Precautions to Take if you "Cook up" your Data: In parts (1) and (2), you have have specified key(s) (and possibly foreign keys) for each relation. Make sure that while cooking up data, your fabricated data indeed confirms to such "key restrictions". If you declare that "StudentID" is the key, then do not generate data for different students having the same ID! Notice that relations will definitely share attributes (if there are no common attributes at all in your schema, then your project is in grave danger, see the instructor immediately!), so make sure that they "agree" on the common attributes. For example, if there are two relations that share an attribute called "name", then make sure that the names do indeed tally. Do not list the name "Mark" as "MARK" in one and "maRK" in another and "Mark" in yet another because then they would be three different names. The bottom line is to be consistent. When two things are meant to be the same, make sure your data reflects this fact. If you do not ensure so at this stage, you will spend more time debugging your application than otherwise!

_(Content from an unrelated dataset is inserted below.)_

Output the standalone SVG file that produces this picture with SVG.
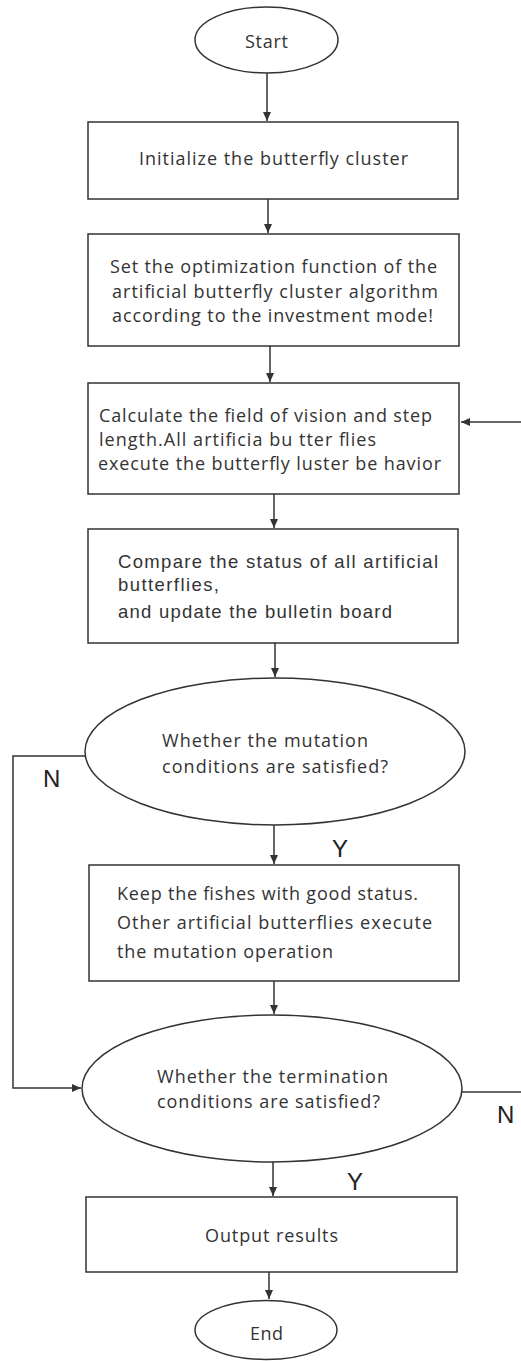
<svg xmlns="http://www.w3.org/2000/svg" width="521" height="1361" viewBox="0 0 521 1361">
<style>
.n{fill:#fff;stroke:#333;stroke-width:1.5}
.t{font-family:"Open Sans","Liberation Sans",sans-serif;font-size:18px;fill:#333}
.tc{font-family:"Liberation Sans",Arial,sans-serif;font-size:18.5px;fill:#333}
.l{font-family:"Liberation Sans",Arial,sans-serif;font-size:24px;fill:#222}
.c{fill:none;stroke:#333;stroke-width:1.5}
</style>
<defs>
<marker id="ah" markerWidth="10" markerHeight="10" refX="9" refY="5" orient="auto" markerUnits="userSpaceOnUse">
<path d="M0,1 L9,5 L0,9 Z" fill="#333"/>
</marker>
</defs>
<rect width="521" height="1361" fill="#fff"/>
<g id="connectors">
<line class="c" x1="267" y1="73" x2="267" y2="121" marker-end="url(#ah)"/>
<line class="c" x1="268" y1="199" x2="268" y2="233" marker-end="url(#ah)"/>
<line class="c" x1="270" y1="346" x2="270" y2="382" marker-end="url(#ah)"/>
<line class="c" x1="274" y1="494" x2="274" y2="528" marker-end="url(#ah)"/>
<line class="c" x1="275" y1="643" x2="275" y2="677" marker-end="url(#ah)"/>
<line class="c" x1="274" y1="825" x2="274" y2="864" marker-end="url(#ah)"/>
<line class="c" x1="274" y1="981" x2="274" y2="1014" marker-end="url(#ah)"/>
<line class="c" x1="273" y1="1162" x2="273" y2="1196" marker-end="url(#ah)"/>
<line class="c" x1="269" y1="1272" x2="269" y2="1299" marker-end="url(#ah)"/>
<path class="c" d="M86,756 H13 V1088 H81" marker-end="url(#ah)"/>
<line class="c" x1="462" y1="1092" x2="521" y2="1092"/>
<line class="c" x1="521" y1="422" x2="461" y2="422" marker-end="url(#ah)"/>
<text class="l" x="43" y="787">N</text>
<text class="l" x="497" y="1123">N</text>
<text class="l" x="332" y="857">Y</text>
<text class="l" x="347" y="1190">Y</text>
</g>
<g id="start">
<ellipse class="n" cx="266.5" cy="40" rx="71.5" ry="33"/>
<text class="t" x="266.5" y="48" text-anchor="middle" font-size="20" textLength="43">Start</text>
</g>
<g id="init">
<rect class="n" x="88" y="122" width="370" height="77"/>
<text class="t" x="273.5" y="165" text-anchor="middle" textLength="269">Initialize the butterfly cluster</text>
</g>
<g id="setfunc">
<rect class="n" x="88" y="234" width="371" height="112"/>
<text class="t" x="273.5" y="273" text-anchor="middle" textLength="327">Set the optimization function of the</text>
<text class="t" x="275" y="298" text-anchor="middle" textLength="326">artificial butterfly cluster algorithm</text>
<text class="t" x="272.5" y="322" text-anchor="middle" textLength="321">according to the investment mode!</text>
</g>
<g id="calc">
<rect class="n" x="88" y="383" width="371" height="111"/>
<text class="t" x="99" y="422" textLength="333">Calculate the field of vision and step</text>
<text class="t" x="99" y="446" textLength="277">length.All artificia bu tter flies</text>
<text class="t" x="98" y="470" textLength="343">execute the butterfly luster be havior</text>
</g>
<g id="compare">
<rect class="n" x="88" y="529" width="370" height="114"/>
<text class="tc" x="118" y="568" textLength="320">Compare the status of all artificial</text>
<text class="tc" x="118" y="591" textLength="101">butterflies,</text>
<text class="tc" x="118" y="618" textLength="274">and update the bulletin board</text>
</g>
<g id="mutationq">
<ellipse class="n" cx="275" cy="751.5" rx="190" ry="73.5"/>
<text class="t" x="162" y="747" textLength="206">Whether the mutation</text>
<text class="t" x="162" y="773" textLength="226">conditions are satisfied?</text>
</g>
<g id="keep">
<rect class="n" x="89" y="865" width="370" height="116"/>
<text class="t" x="117" y="900" textLength="301">Keep the fishes with good status.</text>
<text class="t" x="117" y="929" textLength="315">Other artificial butterflies execute</text>
<text class="t" x="117" y="958" textLength="216">the mutation operation</text>
</g>
<g id="terminationq">
<ellipse class="n" cx="272" cy="1088.5" rx="190" ry="73.5"/>
<text class="t" x="157" y="1083" textLength="231">Whether the termination</text>
<text class="t" x="157" y="1108" textLength="223">conditions are satisfied?</text>
</g>
<g id="output">
<rect class="n" x="86" y="1197" width="371" height="75"/>
<text class="t" x="205" y="1242" textLength="133">Output results</text>
</g>
<g id="end">
<ellipse class="n" cx="266" cy="1330" rx="71" ry="29.5"/>
<text class="t" x="266.5" y="1340" text-anchor="middle" font-size="20" textLength="33">End</text>
</g>
</svg>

Now execute some sample INSERT, DELETE and UPDATE commands on every one of your relations. Convince yourself that things are working fine. Report any interesting observations that you make.

What to turn in: A paper copy that details the following:

A list of your relation schemas.
A list of your SQL CREATE TABLE commands (with PRIMARY KEY, NOT NULL, DEFAULT, FOREIGN KEY, and CHECK constraints).
A list of the number of tuples for each relation in your application.
Samples of INSERT, DELETE, and UPDATE commands that you tried out and that worked.
The source of your data. Examples of possible answers are "We got it from this web address", "We got the data from this reference book on apartment homes", "We imported it from this document", or "We cooked it up". Whatever your answer, write a short paragraph on how you transformed the data from its native form to the form required by PostgreSQL. If you wrote a special purpose program or script (in Perl/TCL/C or some other language), include that script. Explain how you took special care to make sure that key restrictions and common attribute constraints are not violated. Explain why some relations have only a few tuples (if applicable).
Samples of tuples for each relation (about 6--10 each), just to give us an idea of how they look.

What NOT to turn in:

Pages and pages of raw data or printouts of all the data in your database. There is no way we can comb this stuff manually! You will have ample opportunity to present this stuff later on in the semester.

Precautions and Recommendations:

Please SAVE a copy of your SQL statements (and data) in your home directory or some other safe place. While this precaution may seem obvious, a surprising number of people miss it.